What you are asked to do: Don't copy the pictures; return every other part of the records exactly.
+++ Stored records
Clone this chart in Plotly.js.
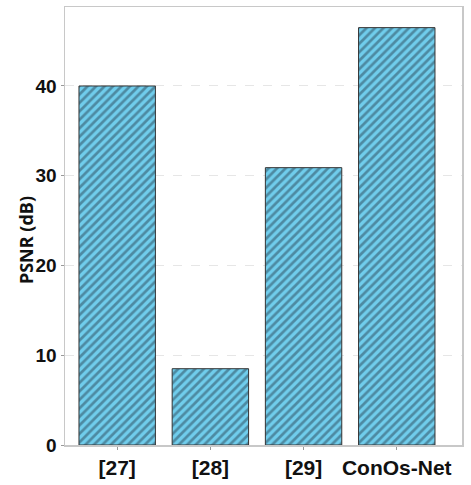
<!DOCTYPE html>
<html><head><meta charset="utf-8">
<script src="https://cdn.plot.ly/plotly-3.0.1.min.js"></script>
<style>html,body{margin:0;padding:0;background:#fff}</style>
</head><body>
<div id="chart" style="width:471px;height:485px"></div>
<script>
const methods = ["[27]", "[28]", "[29]", "ConOs-Net"];
const psnr = [40.0, 8.5, 30.9, 46.5];
const yTicks = [0, 10, 20, 30, 40];
const yTitle = "PSNR (dB)";

const trace = {
  type: "bar",
  x: methods,
  y: psnr,
  width: 0.82,
  marker: {
    color: "#70cdec",
    line: {color: "#333333", width: 1},
    pattern: {shape: "/", fgcolor: "#2a4858", bgcolor: "#70cdec", size: 6, solidity: 0.45, fillmode: "overlay"}
  },
  hoverinfo: "none"
};

const layout = {
  width: 471, height: 485,
  margin: {l: 65, r: 9, t: 7, b: 40},
  paper_bgcolor: "#fff", plot_bgcolor: "#fff",
  showlegend: false,
  xaxis: {
    range: [-0.56, 3.70],
    showline: true, mirror: true, linecolor: "#c8c8c8", linewidth: 1.5,
    ticks: "outside", ticklen: 3, tickcolor: "#999",
    tickfont: {family: "Liberation Sans, Arial, sans-serif", size: 21, color: "#111", weight: "bold"},
    showgrid: false
  },
  yaxis: {
    range: [0, 48.8],
    tickvals: yTicks,
    showline: true, mirror: true, linecolor: "#c8c8c8", linewidth: 1.5,
    ticks: "outside", ticklen: 3, tickcolor: "#999",
    tickfont: {family: "Liberation Sans, Arial, sans-serif", size: 19, color: "#111", weight: "bold"},
    showgrid: true, gridcolor: "#e6e6e6", griddash: "dash", gridwidth: 1,
    zeroline: false
  },
  annotations: [{
    text: yTitle, textangle: -90, showarrow: false,
    xref: "paper", yref: "paper", x: -0.098, y: 0.468,
    xanchor: "center", yanchor: "middle",
    font: {family: "Open Sans, sans-serif", size: 18, color: "#111", weight: "bold"}
  }]
};

Plotly.newPlot("chart", [trace], layout, {displayModeBar: false, staticPlot: true});
</script>
</body></html>
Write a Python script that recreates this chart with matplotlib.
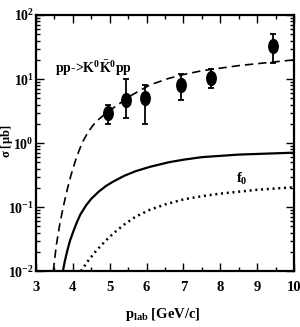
import numpy as np
import matplotlib
matplotlib.use("Agg")
import matplotlib.pyplot as plt
from matplotlib.path import Path
from matplotlib.transforms import Affine2D
from matplotlib.ticker import LogLocator, FixedLocator, NullFormatter, LogFormatterMathtext

plt.rcParams["font.family"] = "Liberation Serif"
plt.rcParams["font.weight"] = "bold"
plt.rcParams["mathtext.fontset"] = "custom"
plt.rcParams["mathtext.rm"] = "Liberation Serif:bold"
plt.rcParams["mathtext.it"] = "Liberation Serif:bold"
plt.rcParams["mathtext.bf"] = "Liberation Serif:bold"

# data points pp -> K0 K0bar pp
p_data = [4.95, 5.44, 5.96, 6.93, 7.75, 9.43]
sig_data = [3.0, 4.7, 5.0, 8.1, 10.4, 32.8]
err_lo = [2.0, 2.45, 2.0, 4.7, 7.2, 17.8]
err_hi = [3.9, 10.0, 8.1, 12.0, 14.3, 50.0]

p_tot = [3.47, 3.55, 3.65, 3.75, 3.85, 3.95, 4.1, 4.25, 4.4, 4.55, 4.7, 4.95, 5.25, 5.6,
         6.1, 6.6, 7.0, 7.5, 8.0, 8.5, 9.0, 9.5, 10.0]
lg_tot = [-2.0, -1.6, -1.25, -0.97, -0.72, -0.50, -0.22, 0.0, 0.16, 0.28, 0.37, 0.49, 0.61,
          0.75, 0.91, 1.01, 1.07, 1.13, 1.17, 1.21, 1.24, 1.27, 1.30]

# f0 contribution (solid)
p_f0 = [3.73, 3.78, 3.85, 3.92, 4.0, 4.1, 4.2, 4.35, 4.5, 4.7, 4.9, 5.1, 5.4, 5.7,
        6.1, 6.6, 7.0, 7.5, 8.0, 8.5, 9.0, 9.5, 10.0]
lg_f0 = [-2.0, -1.85, -1.68, -1.53, -1.40, -1.25, -1.12, -0.98, -0.87, -0.76, -0.67, -0.60,
         -0.51, -0.44, -0.37, -0.30, -0.26, -0.22, -0.20, -0.18, -0.17, -0.16, -0.15]

# dotted contribution
p_dot = [4.22, 4.4, 4.65, 4.9, 5.1, 5.4, 5.7, 6.1, 6.5, 7.0, 7.5, 8.0, 8.5, 9.0, 9.5, 10.0]
lg_dot = [-2.0, -1.85, -1.67, -1.52, -1.41, -1.27, -1.15, -1.04, -0.96, -0.88, -0.83,
          -0.79, -0.76, -0.73, -0.71, -0.69]

fig = plt.figure(figsize=(3.0, 3.27), dpi=100)
ax = fig.add_axes([0.12, 0.171, 0.86, 0.783])

ax.plot(p_tot, 10 ** np.array(lg_tot), color="black", lw=1.2, ls=(0, (5, 3)))
ax.plot(p_f0, 10 ** np.array(lg_f0), color="black", lw=1.6)
ax.plot(p_dot, 10 ** np.array(lg_dot), color="black", lw=1.8, ls=(0, (0.8, 1.5)))

# tall elliptic markers
ell = Path.unit_circle().transformed(Affine2D().scale(0.68, 1.0))
yerr = [np.array(sig_data) - np.array(err_lo), np.array(err_hi) - np.array(sig_data)]
ax.errorbar(p_data, sig_data, yerr=yerr, fmt="none", ecolor="black", elinewidth=1.3,
            capsize=2.5, capthick=1.3)
ax.plot(p_data, sig_data, ls="none", marker=ell, ms=10, color="black")

ax.set_yscale("log")
ax.set_xlim(3, 10)
ax.set_ylim(1e-2, 1e2)

ax.xaxis.set_major_locator(FixedLocator(range(3, 11)))
ax.xaxis.set_minor_locator(FixedLocator(np.arange(3.5, 10, 1.0)))
ax.yaxis.set_major_locator(LogLocator(base=10, numticks=10))
ax.yaxis.set_major_formatter(LogFormatterMathtext())
ax.yaxis.set_minor_locator(LogLocator(base=10, subs=np.arange(2, 10), numticks=10))
ax.yaxis.set_minor_formatter(NullFormatter())

ax.tick_params(which="both", direction="in", top=True, right=True, width=1.0)
ax.tick_params(axis="x", labelsize=10.5, pad=7)
ax.tick_params(axis="y", labelsize=10, pad=1.5)
ax.tick_params(which="major", length=6)
ax.tick_params(which="minor", length=3)
for s in ax.spines.values():
    s.set_linewidth(1.6)

ax.text(3.52, 15.0, r"pp->K$^0\bar{\mathrm{K}}^0$pp", fontsize=10, va="center", ha="left")
ax.text(8.59, 0.28, r"f$_0$", fontsize=10.5, va="center", ha="center")

ax.set_ylabel(r"$\sigma$ [$\mu$b]", fontsize=9, fontweight="bold")
ax.yaxis.set_label_coords(-0.08, 0.508)
ax.set_xlabel(r"p$_{\mathrm{lab}}$ [GeV/c]", fontsize=10.5, fontweight="bold")
ax.xaxis.set_label_coords(0.49, -0.135)

fig.savefig("out.png", dpi=100)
++++++
Exercise solution:
Clone this chart in Plotly.js.
<!DOCTYPE html>
<html><head><meta charset="utf-8">
<script src="https://cdn.plot.ly/plotly-3.0.1.min.js"></script>
<style>html,body{margin:0;padding:0;background:#fff}</style>
</head><body>
<div id="chart" style="width:471px;height:485px"></div>
<script>
const methods = ["[27]", "[28]", "[29]", "ConOs-Net"];
const psnr = [40.0, 8.5, 30.9, 46.5];
const yTicks = [0, 10, 20, 30, 40];
const yTitle = "PSNR (dB)";

const trace = {
  type: "bar",
  x: methods,
  y: psnr,
  width: 0.82,
  marker: {
    color: "#70cdec",
    line: {color: "#333333", width: 1},
    pattern: {shape: "/", fgcolor: "#2a4858", bgcolor: "#70cdec", size: 6, solidity: 0.45, fillmode: "overlay"}
  },
  hoverinfo: "none"
};

const layout = {
  width: 471, height: 485,
  margin: {l: 65, r: 9, t: 7, b: 40},
  paper_bgcolor: "#fff", plot_bgcolor: "#fff",
  showlegend: false,
  xaxis: {
    range: [-0.56, 3.70],
    showline: true, mirror: true, linecolor: "#c8c8c8", linewidth: 1.5,
    ticks: "outside", ticklen: 3, tickcolor: "#999",
    tickfont: {family: "Liberation Sans, Arial, sans-serif", size: 21, color: "#111", weight: "bold"},
    showgrid: false
  },
  yaxis: {
    range: [0, 48.8],
    tickvals: yTicks,
    showline: true, mirror: true, linecolor: "#c8c8c8", linewidth: 1.5,
    ticks: "outside", ticklen: 3, tickcolor: "#999",
    tickfont: {family: "Liberation Sans, Arial, sans-serif", size: 19, color: "#111", weight: "bold"},
    showgrid: true, gridcolor: "#e6e6e6", griddash: "dash", gridwidth: 1,
    zeroline: false
  },
  annotations: [{
    text: yTitle, textangle: -90, showarrow: false,
    xref: "paper", yref: "paper", x: -0.098, y: 0.468,
    xanchor: "center", yanchor: "middle",
    font: {family: "Open Sans, sans-serif", size: 18, color: "#111", weight: "bold"}
  }]
};

Plotly.newPlot("chart", [trace], layout, {displayModeBar: false, staticPlot: true});
</script>
</body></html>
Write a Python script that recreates this chart with matplotlib.
import numpy as np
import matplotlib
matplotlib.use("Agg")
import matplotlib.pyplot as plt
from matplotlib.path import Path
from matplotlib.transforms import Affine2D
from matplotlib.ticker import LogLocator, FixedLocator, NullFormatter, LogFormatterMathtext

plt.rcParams["font.family"] = "Liberation Serif"
plt.rcParams["font.weight"] = "bold"
plt.rcParams["mathtext.fontset"] = "custom"
plt.rcParams["mathtext.rm"] = "Liberation Serif:bold"
plt.rcParams["mathtext.it"] = "Liberation Serif:bold"
plt.rcParams["mathtext.bf"] = "Liberation Serif:bold"

# data points pp -> K0 K0bar pp
p_data = [4.95, 5.44, 5.96, 6.93, 7.75, 9.43]
sig_data = [3.0, 4.7, 5.0, 8.1, 10.4, 32.8]
err_lo = [2.0, 2.45, 2.0, 4.7, 7.2, 17.8]
err_hi = [3.9, 10.0, 8.1, 12.0, 14.3, 50.0]

p_tot = [3.47, 3.55, 3.65, 3.75, 3.85, 3.95, 4.1, 4.25, 4.4, 4.55, 4.7, 4.95, 5.25, 5.6,
         6.1, 6.6, 7.0, 7.5, 8.0, 8.5, 9.0, 9.5, 10.0]
lg_tot = [-2.0, -1.6, -1.25, -0.97, -0.72, -0.50, -0.22, 0.0, 0.16, 0.28, 0.37, 0.49, 0.61,
          0.75, 0.91, 1.01, 1.07, 1.13, 1.17, 1.21, 1.24, 1.27, 1.30]

# f0 contribution (solid)
p_f0 = [3.73, 3.78, 3.85, 3.92, 4.0, 4.1, 4.2, 4.35, 4.5, 4.7, 4.9, 5.1, 5.4, 5.7,
        6.1, 6.6, 7.0, 7.5, 8.0, 8.5, 9.0, 9.5, 10.0]
lg_f0 = [-2.0, -1.85, -1.68, -1.53, -1.40, -1.25, -1.12, -0.98, -0.87, -0.76, -0.67, -0.60,
         -0.51, -0.44, -0.37, -0.30, -0.26, -0.22, -0.20, -0.18, -0.17, -0.16, -0.15]

# dotted contribution
p_dot = [4.22, 4.4, 4.65, 4.9, 5.1, 5.4, 5.7, 6.1, 6.5, 7.0, 7.5, 8.0, 8.5, 9.0, 9.5, 10.0]
lg_dot = [-2.0, -1.85, -1.67, -1.52, -1.41, -1.27, -1.15, -1.04, -0.96, -0.88, -0.83,
          -0.79, -0.76, -0.73, -0.71, -0.69]

fig = plt.figure(figsize=(3.0, 3.27), dpi=100)
ax = fig.add_axes([0.12, 0.171, 0.86, 0.783])

ax.plot(p_tot, 10 ** np.array(lg_tot), color="black", lw=1.2, ls=(0, (5, 3)))
ax.plot(p_f0, 10 ** np.array(lg_f0), color="black", lw=1.6)
ax.plot(p_dot, 10 ** np.array(lg_dot), color="black", lw=1.8, ls=(0, (0.8, 1.5)))

# tall elliptic markers
ell = Path.unit_circle().transformed(Affine2D().scale(0.68, 1.0))
yerr = [np.array(sig_data) - np.array(err_lo), np.array(err_hi) - np.array(sig_data)]
ax.errorbar(p_data, sig_data, yerr=yerr, fmt="none", ecolor="black", elinewidth=1.3,
            capsize=2.5, capthick=1.3)
ax.plot(p_data, sig_data, ls="none", marker=ell, ms=10, color="black")

ax.set_yscale("log")
ax.set_xlim(3, 10)
ax.set_ylim(1e-2, 1e2)

ax.xaxis.set_major_locator(FixedLocator(range(3, 11)))
ax.xaxis.set_minor_locator(FixedLocator(np.arange(3.5, 10, 1.0)))
ax.yaxis.set_major_locator(LogLocator(base=10, numticks=10))
ax.yaxis.set_major_formatter(LogFormatterMathtext())
ax.yaxis.set_minor_locator(LogLocator(base=10, subs=np.arange(2, 10), numticks=10))
ax.yaxis.set_minor_formatter(NullFormatter())

ax.tick_params(which="both", direction="in", top=True, right=True, width=1.0)
ax.tick_params(axis="x", labelsize=10.5, pad=7)
ax.tick_params(axis="y", labelsize=10, pad=1.5)
ax.tick_params(which="major", length=6)
ax.tick_params(which="minor", length=3)
for s in ax.spines.values():
    s.set_linewidth(1.6)

ax.text(3.52, 15.0, r"pp->K$^0\bar{\mathrm{K}}^0$pp", fontsize=10, va="center", ha="left")
ax.text(8.59, 0.28, r"f$_0$", fontsize=10.5, va="center", ha="center")

ax.set_ylabel(r"$\sigma$ [$\mu$b]", fontsize=9, fontweight="bold")
ax.yaxis.set_label_coords(-0.08, 0.508)
ax.set_xlabel(r"p$_{\mathrm{lab}}$ [GeV/c]", fontsize=10.5, fontweight="bold")
ax.xaxis.set_label_coords(0.49, -0.135)

fig.savefig("out.png", dpi=100)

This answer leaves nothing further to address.